Chiles Verfassung von 1980 stammt noch aus Zeiten der Diktatur von General Augusto Pinochet. Trotz mehrfacher Reformen gibt es nach wie vor Kritik an ihrem autoritären Ursprung, der starken Bündelung von Machtbefugnissen bei der Zentralregierung und begrenzten Einflussmöglichkeiten der Bürger. In einer Umfrage hatten sich zuletzt 78 Prozent der Chilenen für eine neue Verfassung ausgesprochen.

Im April kommenden Jahres sollen die Chilenen in einer Volksabstimmung darüber abstimmen, ob sie eine neue Verfassung wollen, wie die Vertreter der konservativen Regierungskoalition und der Opposition in der Hauptstadt Santiago de Chile mitteilten. Wenn der neue Text ausgearbeitet ist, sollen die Bürger in einem weiteren Referendum darüber abstimmen.

Das südamerikanische Land wird seit Wochen von heftigen Protesten und gewalttätigen Auseinandersetzungen zwischen Demonstranten und der Polizei erschüttert. Rund 20 Menschen kamen bei den Krawallen ums Leben, über 2000 Menschen wurden verletzt, zahlreiche Geschäfte wurden geplündert und mehrere Gebäude in Brand gesteckt.

Angesichts der sozialen Unruhen sagte der chilenische Präsident Sebastián Piñera den Asien-Pazifik-Gipfel und die Weltklimakonferenz in Santiago ab. Dabei galt Chile in der Unruheregion Südamerika lange als Hort der Stabilität. Allerdings gibt es im reichsten Land der Region hohe Einkommensunterschiede. Darüber hinaus sind vor allem Bildung und Gesundheitsversorgung sehr teuer.

Die heftigen Proteste entzündeten sich letztendlich an einer relativ bescheidenden Erhöhung der Metro-Preise.
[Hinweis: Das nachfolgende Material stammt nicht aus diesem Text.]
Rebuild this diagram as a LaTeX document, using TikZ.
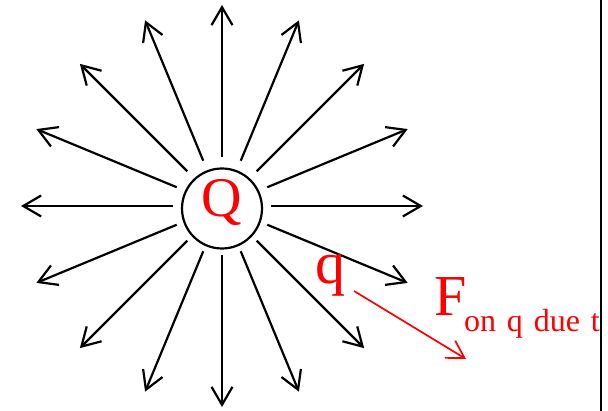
\documentclass[tikz,border=0pt]{standalone}
\usepackage{fontspec}
\setmainfont{Liberation Serif}
\usetikzlibrary{arrows.meta, calc}
\definecolor{chargered}{RGB}{255, 0, 0}
\definecolor{fieldblack}{RGB}{0, 0, 0}
\newcommand{\subfont}{\fontsize{32}{32}\selectfont\spaceskip=0.34em\relax}

\begin{document}
\begin{tikzpicture}[
    x=1pt, y=-1pt,
    >={Straight Barb[length=18pt, width=21pt]},
    line width=2.2pt,
    redtext/.style={text=chargered, inner sep=0pt, anchor=base west},
]
    \useasboundingbox (0,0) rectangle (608,411);
    % --- Source charge Q ---
    \coordinate (C) at (222,206);
    \node[circle, draw=fieldblack, minimum size=80pt, inner sep=0pt] (Q) at (222,208.5) {};
    \node[text=chargered, inner sep=0pt, anchor=base, font=\fontsize{56}{56}\selectfont] (Qlabel) at (222,217) {Q};
    % --- Field lines ---
    \foreach \i in {0,...,15} {
        \coordinate (s\i) at ($(C)+(\i*22.5:49)$);
        \coordinate (e\i) at ($(C)+(\i*22.5:201)$);
        \draw[->, fieldblack] (s\i) -- (e\i);
    }
    % --- Test charge q and force ---
    \node[redtext, font=\fontsize{60}{60}\selectfont] (qlabel) at (314,284) {q};
    \coordinate (Fs) at (354,291);
    \coordinate (Fe) at (466,359);
    \draw[->, chargered, line width=1.7pt, >={Straight Barb[length=17pt, width=20pt]}] (Fs) -- (Fe);
    \begin{scope}
        \clip (0,0) rectangle (600,411);
        \node[redtext, font=\fontsize{58}{58}\selectfont] (Flabel) at (433,316) {F};
        \node[redtext, font=\subfont] (Fsub) at (463,331.5) {on q due to};
    \end{scope}
    % --- Frame edge ---
    \coordinate (Et) at (600.7,0);
    \coordinate (Eb) at (600.7,411);
    \draw[fieldblack, line width=2pt] (Et) -- (Eb);
\end{tikzpicture}
\end{document}
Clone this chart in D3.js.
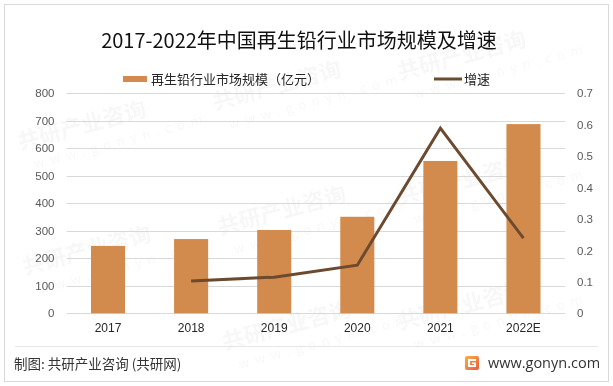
<!DOCTYPE html>
<html><head><meta charset="utf-8">
<script src="https://cdn.jsdelivr.net/npm/d3@7"></script>
<style>
html,body{margin:0;padding:0;background:#fff;}
svg{display:block;font-family:"Microsoft YaHei","Noto Sans CJK SC",sans-serif;}
</style></head>
<body>
<svg id="chart" width="613" height="386"></svg>
<script>
const categories = ["2017","2018","2019","2020","2021","2022E"];
const marketSize = [245, 270, 303, 351, 554, 688];
const growth = [null, 0.103, 0.115, 0.153, 0.589, 0.239];
const leftTicks = [0,100,200,300,400,500,600,700,800];
const rightTicks = [0,0.1,0.2,0.3,0.4,0.5,0.6,0.7];
const title = "2017-2022年中国再生铅行业市场规模及增速";
const legendBar = "再生铅行业市场规模（亿元）";
const legendLine = "增速";
const source = "制图: 共研产业咨询 (共研网)";
const site = "www.gonyn.com";

const svg = d3.select("#chart");
const plot = {left: 66.5, right: 565, top: 93.3, bottom: 313.3};

// outer frame
svg.append("rect").attr("x",4.5).attr("y",4.5).attr("width",604).attr("height",377)
  .attr("fill","#fff").attr("stroke","#d9d9d9").attr("stroke-width",1);

// faint watermarks (kept inside the frame)
const wm = svg.append("g").attr("fill","#000").attr("opacity",0.035);
const wmPos = [[20,150],[215,110],[400,80],[25,275],[220,235],[400,205],[225,350],[400,330]];
wmPos.forEach(([x,y])=>{
  const g = wm.append("g").attr("transform",`translate(${x},${y}) rotate(-15)`);
  g.append("text").attr("font-size",22).attr("font-weight","bold").text("共研产业咨询");
  g.append("text").attr("y",22).attr("x",10).attr("font-size",13).attr("letter-spacing","6px").text("www.gonyn.com");
});

const x = d3.scaleBand().domain(categories).range([plot.left, plot.right]).paddingInner(0.59).paddingOuter(0.295);
const yL = d3.scaleLinear().domain([0,800]).range([plot.bottom, plot.top]);
const yR = d3.scaleLinear().domain([0,0.7]).range([plot.bottom, plot.top]);

// gridlines
svg.append("g").selectAll("line").data(leftTicks).join("line")
  .attr("x1",plot.left).attr("x2",plot.right)
  .attr("y1",d=>Math.round(yL(d))+0.5).attr("y2",d=>Math.round(yL(d))+0.5)
  .attr("stroke","#d9d9d9").attr("stroke-width",1);

// left axis
const axL = svg.append("g").attr("transform",`translate(${plot.left},0)`)
  .call(d3.axisLeft(yL).tickValues(leftTicks).tickSize(0).tickPadding(12));
axL.select(".domain").remove();
axL.selectAll("text").attr("font-size",11.5).attr("fill","#595959").attr("font-family","Arial, Liberation Sans, sans-serif");

// right axis
const axR = svg.append("g").attr("transform",`translate(${plot.right},0)`)
  .call(d3.axisRight(yR).tickValues(rightTicks).tickSize(0).tickPadding(12).tickFormat(d=>d===0?"0":d3.format(".1f")(d)));
axR.select(".domain").remove();
axR.selectAll("text").attr("font-size",11.5).attr("fill","#595959").attr("font-family","Arial, Liberation Sans, sans-serif");

// bars
svg.append("g").selectAll("rect").data(categories).join("rect")
  .attr("x",d=>x(d)).attr("width",x.bandwidth())
  .attr("y",(d,i)=>yL(marketSize[i])).attr("height",(d,i)=>yL(0)-yL(marketSize[i]))
  .attr("fill","#D38B4D");

// line
const pts = categories.map((c,i)=>({c,v:growth[i]})).filter(p=>p.v!==null);
svg.append("path").datum(pts)
  .attr("d",d3.line().x(p=>x(p.c)+x.bandwidth()/2).y(p=>yR(p.v)))
  .attr("fill","none").attr("stroke","#6B4A2F").attr("stroke-width",3).attr("stroke-linejoin","miter");

// x axis labels
const axX = svg.append("g").attr("transform",`translate(0,${plot.bottom})`)
  .call(d3.axisBottom(x).tickSize(0).tickPadding(10));
axX.select(".domain").remove();
axX.selectAll("text").attr("font-size",12).attr("fill","#262626").attr("font-family","Arial, Liberation Sans, sans-serif");

// title
svg.append("text").attr("x",299).attr("y",48).attr("text-anchor","middle")
  .attr("font-size",20).attr("fill","#111").text(title);

// legend
svg.append("rect").attr("x",123).attr("y",76).attr("width",24).attr("height",6).attr("fill","#D38B4D");
svg.append("text").attr("x",151).attr("y",84).attr("font-size",13).attr("fill","#262626").text(legendBar);
svg.append("line").attr("x1",434).attr("x2",462).attr("y1",79).attr("y2",79).attr("stroke","#6B4A2F").attr("stroke-width",3);
svg.append("text").attr("x",464).attr("y",84).attr("font-size",13).attr("fill","#262626").text(legendLine);

// footer separator
svg.append("line").attr("x1",15).attr("x2",598).attr("y1",346.5).attr("y2",346.5).attr("stroke","#e6e6e6");
svg.append("text").attr("x",14).attr("y",369).attr("font-size",13.5).attr("fill","#333").attr("font-family","Noto Sans CJK SC, sans-serif").text(source);

// logo
const grad = svg.append("defs").append("linearGradient").attr("id","lg").attr("x1",0).attr("y1",0).attr("x2",1).attr("y2",1);
grad.append("stop").attr("offset","0%").attr("stop-color","#F7B24A");
grad.append("stop").attr("offset","100%").attr("stop-color","#EE5A3A");
const logo = svg.append("g").attr("transform","translate(465,356)");
logo.append("rect").attr("width",14).attr("height",14).attr("rx",2).attr("fill","url(#lg)");
logo.append("path").attr("d","M3,3 H11 V5 H5 V9 H9 V8 H7 V6.5 H11 V11 H3 Z").attr("fill","#fff");
svg.append("text").attr("x",488).attr("y",368).attr("font-size",14.5).attr("fill","#333").attr("font-family","Open Sans, Noto Sans, sans-serif").text(site);
</script>
</body></html>
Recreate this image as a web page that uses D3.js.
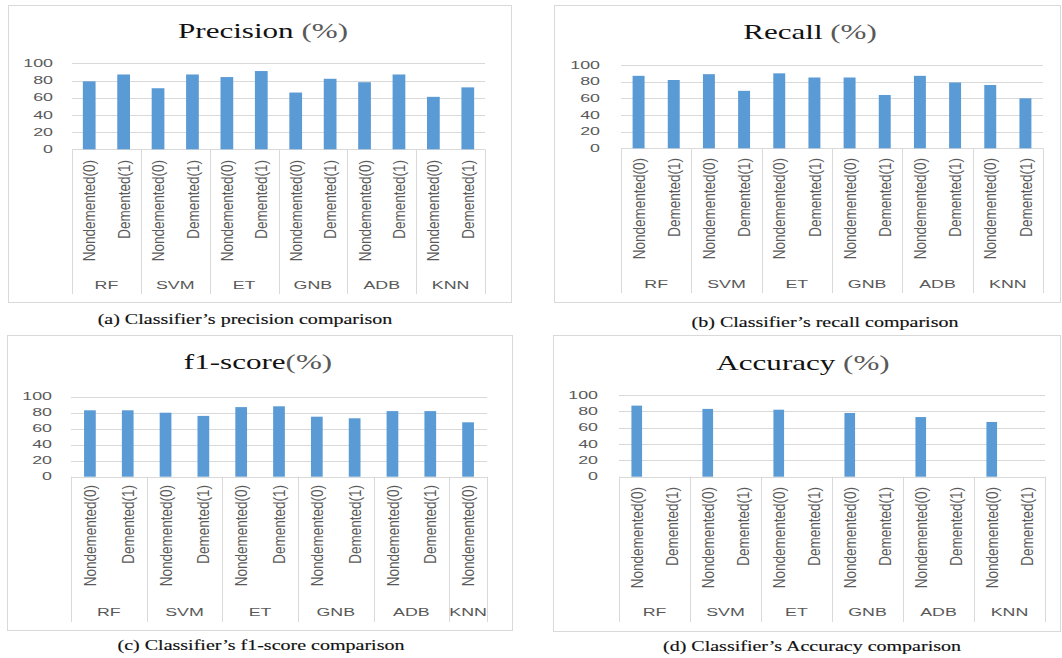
<!DOCTYPE html>
<html>
<head>
<meta charset="utf-8">
<script src="https://cdn.jsdelivr.net/npm/d3@7"></script>
<style>
  html, body { margin: 0; padding: 0; background: #fff; }
  svg { display: block; }
</style>
</head>
<body>
<svg id="fig" width="1062" height="658"></svg>
<script>
// Classifier results per class, in percent
const classifiers = ["RF", "SVM", "ET", "GNB", "ADB", "KNN"];
const classLabels = ["Nondemented(0)", "Demented(1)"];
const yTicks = [0, 20, 40, 60, 80, 100];

const precisionNondemented = [79, 71, 84, 66, 78, 61];
const precisionDemented    = [87, 87, 91, 82, 87, 72];

const recallNondemented = [87, 89, 90, 85, 87, 76];
const recallDemented    = [82, 69, 85, 64, 79, 60];

const f1Nondemented = [83, 80, 87, 75, 82, 68];
const f1Demented    = [83, 76, 88, 73, 82];          // no Demented(1) column for KNN

const accuracyNondemented = [87, 83, 82, 78, 73, 67];
const accuracyDemented    = [null, null, null, null, null, null]; // column shown, no bar

const BAR = "#5b9bd5";
const GRID = "#d9d9d9";
const LABEL = "#595959";

const svg = d3.select("#fig");

// text drawn with a horizontal stretch about its anchor point
function stretchedText(g, x, y, sx, opts) {
  const t = g.append("text")
    .attr("transform", `translate(${x},${y}) scale(${sx},1)` + (opts.rotate ? ` rotate(${opts.rotate})` : ""))
    .attr("text-anchor", opts.anchor || "middle")
    .attr("font-family", opts.family || "'Liberation Sans', Arial, sans-serif")
    .attr("font-size", opts.size)
    .attr("fill", opts.fill || LABEL);
  if (opts.dy) t.attr("dy", opts.dy);
  if (opts.stroke) t.attr("stroke", opts.stroke).attr("stroke-width", opts.strokeWidth);
  return t;
}

function drawPanel(p) {
  const g = svg.append("g");

  // chart frame
  g.append("rect")
    .attr("x", p.box[0] + 0.5).attr("y", p.box[1] + 0.5)
    .attr("width", p.box[2] - p.box[0]).attr("height", p.box[3] - p.box[1])
    .attr("fill", "#fff").attr("stroke", GRID).attr("stroke-width", 1);

  // one row per (classifier, class) column
  const rows = [];
  classifiers.forEach((c, i) => {
    rows.push({ group: c, cls: classLabels[0], value: p.non[i] });
    if (i < p.dem.length) rows.push({ group: c, cls: classLabels[1], value: p.dem[i] });
  });
  const idx = rows.map((_, i) => i);

  const slot = d3.scaleBand().domain(idx).range([p.left, p.right]);
  const pad = 1 - p.barFrac;
  const x = d3.scaleBand().domain(idx).range([p.left, p.right])
    .paddingInner(pad).paddingOuter(pad / 2);
  const y = d3.scaleLinear().domain([0, 100]).range([p.y0, p.y100]);

  // gridlines (the 0 line doubles as the category axis line)
  g.selectAll(".grid").data(yTicks).join("line")
    .attr("x1", p.left).attr("x2", p.right)
    .attr("y1", d => Math.round(y(d)) + 0.5).attr("y2", d => Math.round(y(d)) + 0.5)
    .attr("stroke", GRID).attr("stroke-width", 1);

  // value tick labels
  yTicks.forEach(t => {
    stretchedText(g, p.tickRight, y(t), 1.7, { anchor: "end", size: 10.5, dy: "0.36em" }).text(t);
  });

  // bars
  g.selectAll(".bar").data(rows.filter(r => r.value != null)).join("rect")
    .attr("x", (d) => x(rows.indexOf(d)))
    .attr("width", x.bandwidth())
    .attr("y", d => y(d.value))
    .attr("height", d => y(0) - y(d.value))
    .attr("fill", BAR);

  // group separators of the two-level category axis
  const bounds = [];
  classifiers.forEach(c => {
    const members = rows.map((r, i) => r.group === c ? i : -1).filter(i => i >= 0);
    bounds.push({ group: c, x0: slot(members[0]), x1: slot(members[members.length - 1]) + slot.bandwidth() });
  });
  const seps = [p.left].concat(bounds.map(b => b.x1));
  g.selectAll(".sep").data(seps).join("line")
    .attr("x1", d => Math.round(d) + 0.5).attr("x2", d => Math.round(d) + 0.5)
    .attr("y1", p.y0).attr("y2", p.axisBottom)
    .attr("stroke", GRID).attr("stroke-width", 1);

  // class labels, rotated
  rows.forEach((r, i) => {
    stretchedText(g, slot(i) + slot.bandwidth() / 2, p.labelTop, 1.25,
      { anchor: "end", size: 13.5, rotate: -90, dy: "0.36em" }).text(r.cls);
  });

  // classifier labels
  bounds.forEach(b => {
    stretchedText(g, (b.x0 + b.x1) / 2, p.groupY, 1.55, { size: 11.5 }).text(b.group);
  });

  // title
  const title = stretchedText(g, p.titleX, p.titleY, 1.48,
    { size: 21, family: "'Liberation Serif', 'Times New Roman', serif", fill: "#111" });
  title.append("tspan").text(p.title);
  title.append("tspan").attr("fill", LABEL).text(p.titleUnit);

  // caption under the frame
  stretchedText(g, p.capX, p.capY, 1.43,
    { size: 14, family: "'Liberation Serif', 'Times New Roman', serif", fill: "#111",
      stroke: "#111", strokeWidth: 0.15 }).text(p.caption);
}

drawPanel({
  non: precisionNondemented, dem: precisionDemented,
  title: "Precision ", titleUnit: "(%)",
  caption: "(a) Classifier\u2019s precision comparison",
  box: [8, 5, 511, 302], left: 72, right: 485, y100: 63.3, y0: 149.3, axisBottom: 294,
  tickRight: 53, labelTop: 160, groupY: 289, titleX: 263, titleY: 38, capX: 245, capY: 324,
  barFrac: 0.37
});

drawPanel({
  non: recallNondemented, dem: recallDemented,
  title: "Recall ", titleUnit: "(%)",
  caption: "(b) Classifier\u2019s recall comparison",
  box: [554, 5, 1060, 302], left: 621, right: 1043, y100: 65, y0: 148.3, axisBottom: 293,
  tickRight: 600, labelTop: 158, groupY: 288, titleX: 810, titleY: 39, capX: 825, capY: 327,
  barFrac: 0.34
});

drawPanel({
  non: f1Nondemented, dem: f1Demented,
  title: "f1-score", titleUnit: "(%)",
  caption: "(c) Classifier\u2019s f1-score comparison",
  box: [7, 335, 512, 630], left: 71, right: 487, y100: 396.7, y0: 476.7, axisBottom: 622,
  tickRight: 52, labelTop: 485, groupY: 616, titleX: 258, titleY: 369, capX: 261, capY: 650,
  barFrac: 0.31
});

drawPanel({
  non: accuracyNondemented, dem: accuracyDemented,
  title: "Accuracy ", titleUnit: "(%)",
  caption: "(d) Classifier\u2019s Accuracy comparison",
  box: [553, 335, 1060, 631], left: 619, right: 1045, y100: 395, y0: 476.7, axisBottom: 622,
  tickRight: 598, labelTop: 487, groupY: 616, titleX: 803, titleY: 370, capX: 812, capY: 651,
  barFrac: 0.30
});
</script>
</body>
</html>
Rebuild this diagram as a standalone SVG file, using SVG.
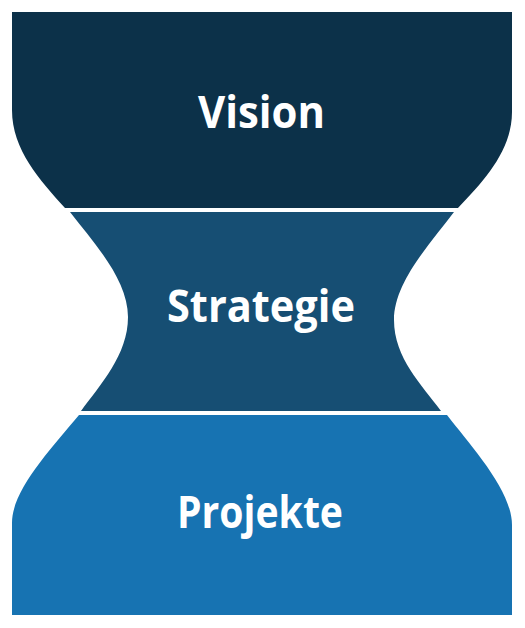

Viele der Demonstranten forderten bald aber mehr: eine Abkehr vom neoliberalen Wirtschaftsmodell und eine grundlegende Reform der Verfassung.

Die Unruhen, bei denen es zu schweren Sachbeschädigungen und zahlreichen Plünderungen kam, haben auch negative Auswirkungen auf die chilenische Wirtschaft. Die Regierung senkte ihre Wachstumsprognose für das laufende Jahr von 2,6 auf 2,0 Prozent.